**What the task requires**
Copy all lines of the listing that include the string "this".

**Dataset rows**
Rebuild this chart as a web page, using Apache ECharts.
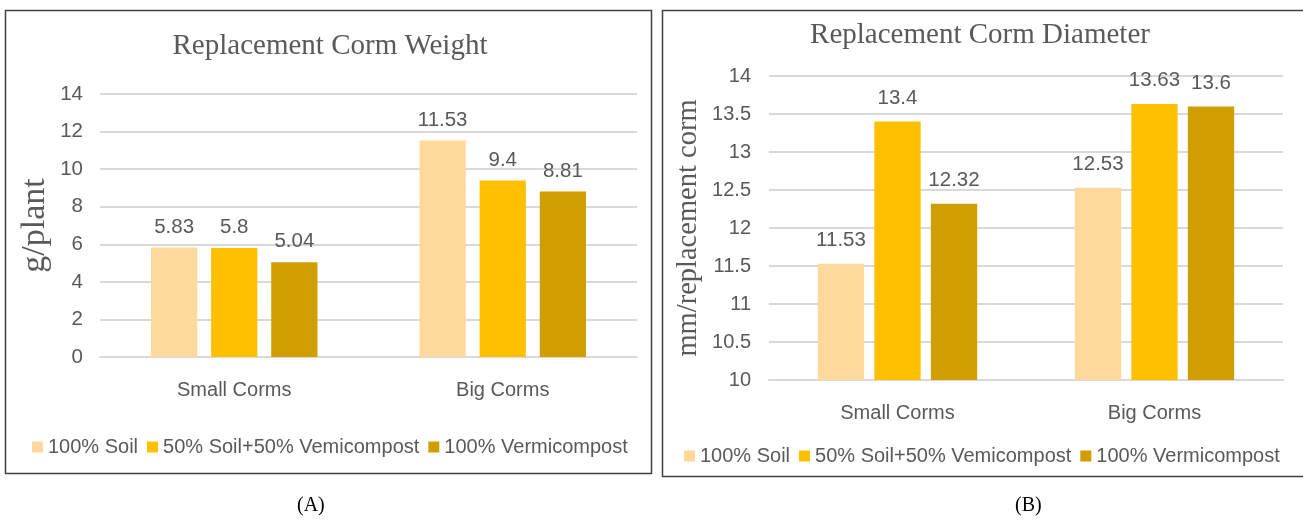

---

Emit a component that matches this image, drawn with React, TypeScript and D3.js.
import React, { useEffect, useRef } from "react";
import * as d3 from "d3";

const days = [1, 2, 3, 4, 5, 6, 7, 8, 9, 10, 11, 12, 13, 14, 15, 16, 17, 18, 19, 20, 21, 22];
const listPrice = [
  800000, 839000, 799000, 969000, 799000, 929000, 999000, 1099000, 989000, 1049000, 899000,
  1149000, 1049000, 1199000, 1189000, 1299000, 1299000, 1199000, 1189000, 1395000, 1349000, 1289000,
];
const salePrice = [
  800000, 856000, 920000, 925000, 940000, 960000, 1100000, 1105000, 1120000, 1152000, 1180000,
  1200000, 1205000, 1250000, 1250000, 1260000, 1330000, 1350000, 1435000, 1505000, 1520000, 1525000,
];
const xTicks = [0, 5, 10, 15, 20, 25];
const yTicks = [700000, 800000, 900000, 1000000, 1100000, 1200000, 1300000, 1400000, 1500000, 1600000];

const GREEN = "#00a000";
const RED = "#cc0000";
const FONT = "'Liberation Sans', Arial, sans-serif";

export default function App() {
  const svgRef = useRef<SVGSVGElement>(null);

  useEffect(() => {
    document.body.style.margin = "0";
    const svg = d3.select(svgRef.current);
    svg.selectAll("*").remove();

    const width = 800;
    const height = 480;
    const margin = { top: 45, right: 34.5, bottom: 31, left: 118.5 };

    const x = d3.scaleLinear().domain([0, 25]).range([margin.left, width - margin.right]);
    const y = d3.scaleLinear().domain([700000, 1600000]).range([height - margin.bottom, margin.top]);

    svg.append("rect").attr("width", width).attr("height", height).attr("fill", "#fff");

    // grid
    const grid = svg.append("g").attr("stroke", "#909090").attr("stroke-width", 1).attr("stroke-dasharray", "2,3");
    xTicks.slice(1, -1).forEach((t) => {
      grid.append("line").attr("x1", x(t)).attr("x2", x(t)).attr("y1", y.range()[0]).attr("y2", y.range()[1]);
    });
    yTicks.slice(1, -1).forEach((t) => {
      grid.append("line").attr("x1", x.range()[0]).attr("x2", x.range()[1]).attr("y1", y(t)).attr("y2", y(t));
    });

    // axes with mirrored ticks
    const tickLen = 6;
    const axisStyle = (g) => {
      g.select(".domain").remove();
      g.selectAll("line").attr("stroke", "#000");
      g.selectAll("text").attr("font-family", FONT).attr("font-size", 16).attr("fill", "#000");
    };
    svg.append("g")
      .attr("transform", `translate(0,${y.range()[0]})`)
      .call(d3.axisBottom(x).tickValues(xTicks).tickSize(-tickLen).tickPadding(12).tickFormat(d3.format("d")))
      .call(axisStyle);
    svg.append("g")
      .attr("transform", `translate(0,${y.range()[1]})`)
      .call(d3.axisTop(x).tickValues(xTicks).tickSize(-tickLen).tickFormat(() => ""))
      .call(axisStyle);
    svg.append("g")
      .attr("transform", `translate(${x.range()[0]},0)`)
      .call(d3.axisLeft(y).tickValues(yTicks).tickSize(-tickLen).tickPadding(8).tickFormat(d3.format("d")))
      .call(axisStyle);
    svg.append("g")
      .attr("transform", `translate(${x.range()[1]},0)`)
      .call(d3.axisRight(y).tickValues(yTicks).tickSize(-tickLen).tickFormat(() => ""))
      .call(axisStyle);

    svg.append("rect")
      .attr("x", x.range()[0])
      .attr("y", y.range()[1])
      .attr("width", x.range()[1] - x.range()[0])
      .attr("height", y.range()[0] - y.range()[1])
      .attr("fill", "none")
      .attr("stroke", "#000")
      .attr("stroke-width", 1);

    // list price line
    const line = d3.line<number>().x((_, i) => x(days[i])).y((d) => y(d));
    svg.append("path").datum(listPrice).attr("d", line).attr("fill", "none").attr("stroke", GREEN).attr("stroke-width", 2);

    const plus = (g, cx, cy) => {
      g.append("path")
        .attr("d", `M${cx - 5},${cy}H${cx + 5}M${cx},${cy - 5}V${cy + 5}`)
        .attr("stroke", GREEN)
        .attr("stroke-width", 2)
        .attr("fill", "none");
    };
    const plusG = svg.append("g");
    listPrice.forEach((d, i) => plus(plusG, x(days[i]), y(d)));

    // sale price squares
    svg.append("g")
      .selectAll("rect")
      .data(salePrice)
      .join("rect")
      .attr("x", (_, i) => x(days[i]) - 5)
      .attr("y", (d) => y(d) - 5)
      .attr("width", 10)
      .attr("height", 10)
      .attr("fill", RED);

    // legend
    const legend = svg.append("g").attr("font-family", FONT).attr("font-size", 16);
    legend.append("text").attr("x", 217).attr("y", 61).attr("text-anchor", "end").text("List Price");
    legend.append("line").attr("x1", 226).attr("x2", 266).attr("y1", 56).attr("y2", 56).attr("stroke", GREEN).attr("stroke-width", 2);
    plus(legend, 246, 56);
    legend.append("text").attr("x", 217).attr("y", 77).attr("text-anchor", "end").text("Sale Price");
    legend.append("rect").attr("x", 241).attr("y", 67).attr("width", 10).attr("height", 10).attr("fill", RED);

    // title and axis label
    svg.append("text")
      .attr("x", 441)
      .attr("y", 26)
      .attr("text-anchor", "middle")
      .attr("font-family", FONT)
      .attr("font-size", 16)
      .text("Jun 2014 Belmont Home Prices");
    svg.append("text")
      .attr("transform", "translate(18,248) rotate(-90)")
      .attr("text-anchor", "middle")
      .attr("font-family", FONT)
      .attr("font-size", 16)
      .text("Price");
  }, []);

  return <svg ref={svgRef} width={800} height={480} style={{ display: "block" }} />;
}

**Expected answer**
Rebuild this chart as a web page, using Apache ECharts.
Emit a component that matches this image, drawn with React, TypeScript and D3.js.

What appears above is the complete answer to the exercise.